The battle that is going on is one of discipline which is all about seeking to bring about change of behaviour. We have seen again and again how these plagues undermine the very superstitious beliefs in their gods by these Egyptians and what is so incredible is the grace of God that holds back again and again, giving full warning of the consequences of not heeding His call to let His people go. Even more in this last plague, He says what He will do but gives the people opportunity to get all their livestock under cover. Never ever say that God was harsh in bringing these plagues. Everything about the way they came denies that!

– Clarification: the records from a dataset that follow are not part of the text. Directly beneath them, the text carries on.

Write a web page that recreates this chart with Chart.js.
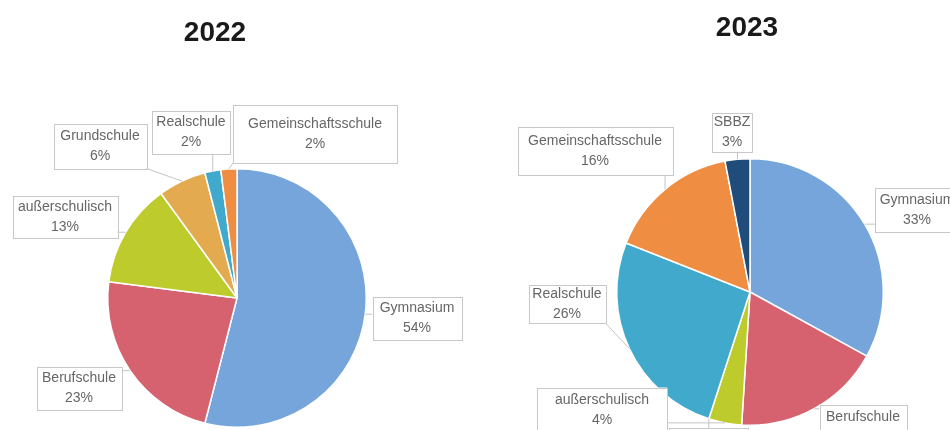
<!DOCTYPE html>
<html>
<head>
<meta charset="utf-8">
<script src="https://cdn.jsdelivr.net/npm/chart.js@4"></script>
<style>
  html, body { margin:0; padding:0; background:#fff; }
  .wrap { display:flex; width:950px; height:430px; overflow:hidden; }
  canvas { display:block; }
</style>
</head>
<body>
<div class="wrap">
  <canvas id="c2022" width="475" height="430"></canvas>
  <canvas id="c2023" width="475" height="430"></canvas>
</div>
<script>
// data
const categories2022 = ['Gymnasium','Berufschule','außerschulisch','Grundschule','Realschule','Gemeinschaftsschule'];
const values2022 = [54, 23, 13, 6, 2, 2];
const categories2023 = ['Gymnasium','Berufschule','außerschulisch','Grundschule','Realschule','Gemeinschaftsschule','SBBZ'];
const values2023 = [33, 18, 4, 0, 26, 16, 3];

const colorOf = {
    'Gymnasium': '#76a5dc',
    'Berufschule': '#d6616f',
    'außerschulisch': '#bdcb2c',
    'Grundschule': '#e3aa50',
    'Realschule': '#41a9cc',
    'Gemeinschaftsschule': '#ef8e42',
    'SBBZ': '#1f4c7b'
};

// label boxes: [dx, dy, w, h] relative to pie centre
const boxes2022 = [[180,20,89,43],[-158,90,85,43],[-172,-81,105,42],[-137,-152,93,45],[-46,-166,78,43],[78,-164,164,58]];
const boxes2023 = [[167,-82,84,44],[113,135,87,45],[-148,118,130,45],[-42,158,79,44],[-183,12,77,38],[-155,-141,155,48],[-18,-160,40,39]];

function calloutPlugin(title, tx, ty, boxes){
    return {
        id:'callouts',
        afterDraw(chart){
            const ctx = chart.ctx;
            ctx.save();
            ctx.fillStyle = '#1a1a1a';
            ctx.font = 'bold 28px "Liberation Sans", Arial, sans-serif';
            ctx.textAlign = 'center'; ctx.textBaseline = 'middle';
            ctx.fillText(title, tx, ty);

            const meta = chart.getDatasetMeta(0);
            const labels = chart.data.labels;
            const vals = chart.data.datasets[0].data;
            meta.data.forEach((arc, i)=>{
                const p = arc.getProps(['x','y','startAngle','endAngle','outerRadius'], true);
                const mid = (p.startAngle + p.endAngle) / 2;
                const ax = p.x + Math.cos(mid) * p.outerRadius;
                const ay = p.y + Math.sin(mid) * p.outerRadius;
                const [dx, dy, w, h] = boxes[i];
                const left = p.x + dx - w/2, top = p.y + dy - h/2;
                // leader line
                const nx = Math.min(Math.max(ax, left), left + w);
                const ny = Math.min(Math.max(ay, top), top + h);
                if(Math.hypot(ax-nx, ay-ny) > 5){
                    ctx.strokeStyle = '#c4c4c4'; ctx.lineWidth = 1;
                    ctx.beginPath(); ctx.moveTo(nx, ny); ctx.lineTo(ax, ay); ctx.stroke();
                }
                ctx.fillStyle = '#fff';
                ctx.fillRect(left, top, w, h);
                ctx.strokeStyle = '#c8c8c8'; ctx.lineWidth = 1;
                ctx.strokeRect(Math.round(left)+0.5, Math.round(top)+0.5, Math.round(w), Math.round(h));
                ctx.fillStyle = '#666';
                ctx.font = '14px "Liberation Sans", Arial, sans-serif';
                ctx.fillText(labels[i], p.x + dx, p.y + dy - 10);
                ctx.fillText(vals[i] + '%', p.x + dx, p.y + dy + 10);
            });
            ctx.restore();
        }
    };
}

function makePie(id, cats, vals, padding, title, tx, ty, boxes){
    return new Chart(document.getElementById(id), {
        type:'pie',
        data:{ labels:cats, datasets:[{ data:vals, backgroundColor:cats.map(c=>colorOf[c]), borderColor:'#fff', borderWidth:1.5 }] },
        options:{
            responsive:false, animation:false,
            layout:{ padding:padding },
            plugins:{ legend:{display:false}, tooltip:{enabled:false} }
        },
        plugins:[calloutPlugin(title, tx, ty, boxes)]
    });
}

makePie('c2022', categories2022, values2022, {left:107, right:108, top:168, bottom:2}, '2022', 215, 33, boxes2022);
makePie('c2023', categories2023, values2023, {left:141, right:66, top:158, bottom:4}, '2023', 272, 28, boxes2023);
</script>
</body>
</html>
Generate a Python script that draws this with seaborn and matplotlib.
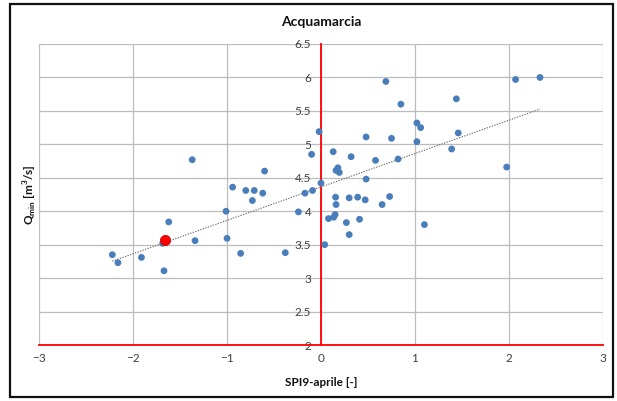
import matplotlib
matplotlib.use("Agg")
import matplotlib.pyplot as plt
import seaborn as sns
import pandas as pd
from matplotlib.patches import Rectangle

spi = [-2.22, -2.16, -1.91, -1.67, -1.685, -1.62, -1.37, -1.34, -1.01, -1.00,
       -0.94, -0.855, -0.80, -0.73, -0.71, -0.62, -0.60, -0.38, -0.24, -0.17,
       -0.09, -0.10, -0.02, 0.00, 0.04, 0.08, 0.13, 0.135, 0.15, 0.155,
       0.16, 0.16, 0.18, 0.195, 0.27, 0.30, 0.30, 0.32, 0.39, 0.41,
       0.47, 0.48, 0.48, 0.58, 0.65, 0.69, 0.73, 0.75, 0.82, 0.85,
       1.02, 1.02, 1.06, 1.10, 1.39, 1.44, 1.46, 1.975, 2.07, 2.33]
qmin = [3.35, 3.23, 3.31, 3.11, 3.52, 3.84, 4.77, 3.56, 4.00, 3.595,
        4.36, 3.37, 4.31, 4.16, 4.31, 4.27, 4.60, 3.38, 3.99, 4.27,
        4.31, 4.85, 5.19, 4.42, 3.50, 3.89, 4.89, 3.91, 3.95, 4.21,
        4.10, 4.61, 4.65, 4.58, 3.83, 3.65, 4.20, 4.815, 4.21, 3.88,
        4.17, 4.48, 5.11, 4.76, 4.10, 5.94, 4.22, 5.09, 4.78, 5.60,
        5.32, 5.04, 5.25, 3.80, 4.93, 5.68, 5.17, 4.66, 5.97, 6.00]
highlight_x = [-1.656]
highlight_y = [3.575]

x_ticks = [-3, -2, -1, 0, 1, 2, 3]
y_ticks = [2, 2.5, 3, 3.5, 4, 4.5, 5, 5.5, 6, 6.5]
y_tick_labels = ["2", "2.5", "3", "3.5", "4", "4.5", "5", "5.5", "6", "6.5"]

title = "Acquamarcia"
xlabel = "SPI9-aprile [-]"

sns.set_style("white")
plt.rcParams["font.family"] = ["Lato", "DejaVu Sans"]
plt.rcParams["mathtext.fontset"] = "custom"
plt.rcParams["mathtext.rm"] = "Lato"
plt.rcParams["mathtext.bf"] = "Lato:bold"

df = pd.DataFrame({"spi": spi, "q": qmin})
hl = pd.DataFrame({"spi": highlight_x, "q": highlight_y})

fig = plt.figure(figsize=(6.17, 4.01), dpi=100)
ax = fig.add_axes([39 / 617, 1 - 345 / 401, 564 / 617, 301 / 401])

ax.set_xlim(-3, 3)
ax.set_ylim(2, 6.5)
ax.set_xticks(x_ticks)
ax.set_yticks(y_ticks)
ax.set_yticklabels(y_tick_labels)
ax.grid(True, color="#bdbdbd", linewidth=0.9)
ax.set_axisbelow(True)

sns.regplot(data=df, x="spi", y="q", scatter=False, ci=None, ax=ax,
            line_kws=dict(color="#6e6e6e", linestyle=(0, (1.2, 1.2)), linewidth=0.8))
sns.scatterplot(data=df, x="spi", y="q", ax=ax, color="#4a7ebb", s=24,
                edgecolor="none", zorder=3)
sns.scatterplot(data=hl, x="spi", y="q", ax=ax, color="#ff0000", s=55,
                edgecolor="#c00000", linewidth=0.5, zorder=4)

ax.spines["left"].set_position(("data", 0))
ax.spines["left"].set_color("#ff0000")
ax.spines["left"].set_linewidth(1.3)
ax.spines["bottom"].set_color("#ff0000")
ax.spines["bottom"].set_linewidth(1.3)
ax.spines["right"].set_visible(False)
ax.spines["top"].set_visible(False)

ax.tick_params(axis="y", direction="out", length=4, width=1.3, color="#ff0000",
               labelsize=8.5, labelcolor="#404040", pad=3)
ax.tick_params(axis="x", direction="in", length=4, width=1.3, color="#ff0000",
               labelsize=8.5, labelcolor="#404040", pad=6)
ax.set_xlabel("")
ax.set_ylabel("")

fig.text(321 / 617, 1 - 22 / 401, title, ha="center", va="center",
         fontsize=10, fontweight="bold", color="#111111")
fig.text(321 / 617, 1 - 382 / 401, xlabel, ha="center", va="center",
         fontsize=8.5, fontweight="bold", color="#111111")
fig.text(30 / 617, 1 - 195 / 401, r"Q$_{\mathbf{min}}$ [m$^{\mathbf{3}}$/s]", ha="center",
         va="center", rotation=90, fontsize=8.5, fontweight="bold", color="#111111")

fig.patches.append(Rectangle((10 / 617, 1 - 397 / 401), 603 / 617, 393 / 401,
                             transform=fig.transFigure, fill=False,
                             edgecolor="#111111", linewidth=1.6))

fig.savefig("out.png", dpi=100)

Perhaps one of the dangers in the Lord’s discipline, if we put it like that, is His mercy and grace that gives second chances. In so doing the foolish might think the discipline is easy off and therefore they may think they can hold out that bit longer and can actually resist the Lord. Merely because we cannot see Him, pride thinks we can resist Him. That is folly and is wrong. The Lord IS blessing us on one hand while seeking to correct us on the other hand. Don’t just focus on His blessings, but see the bigger picture and realise there are things He wants to change in His modern church, and if we fail to heed these things, be prepared to see men and ministries fall.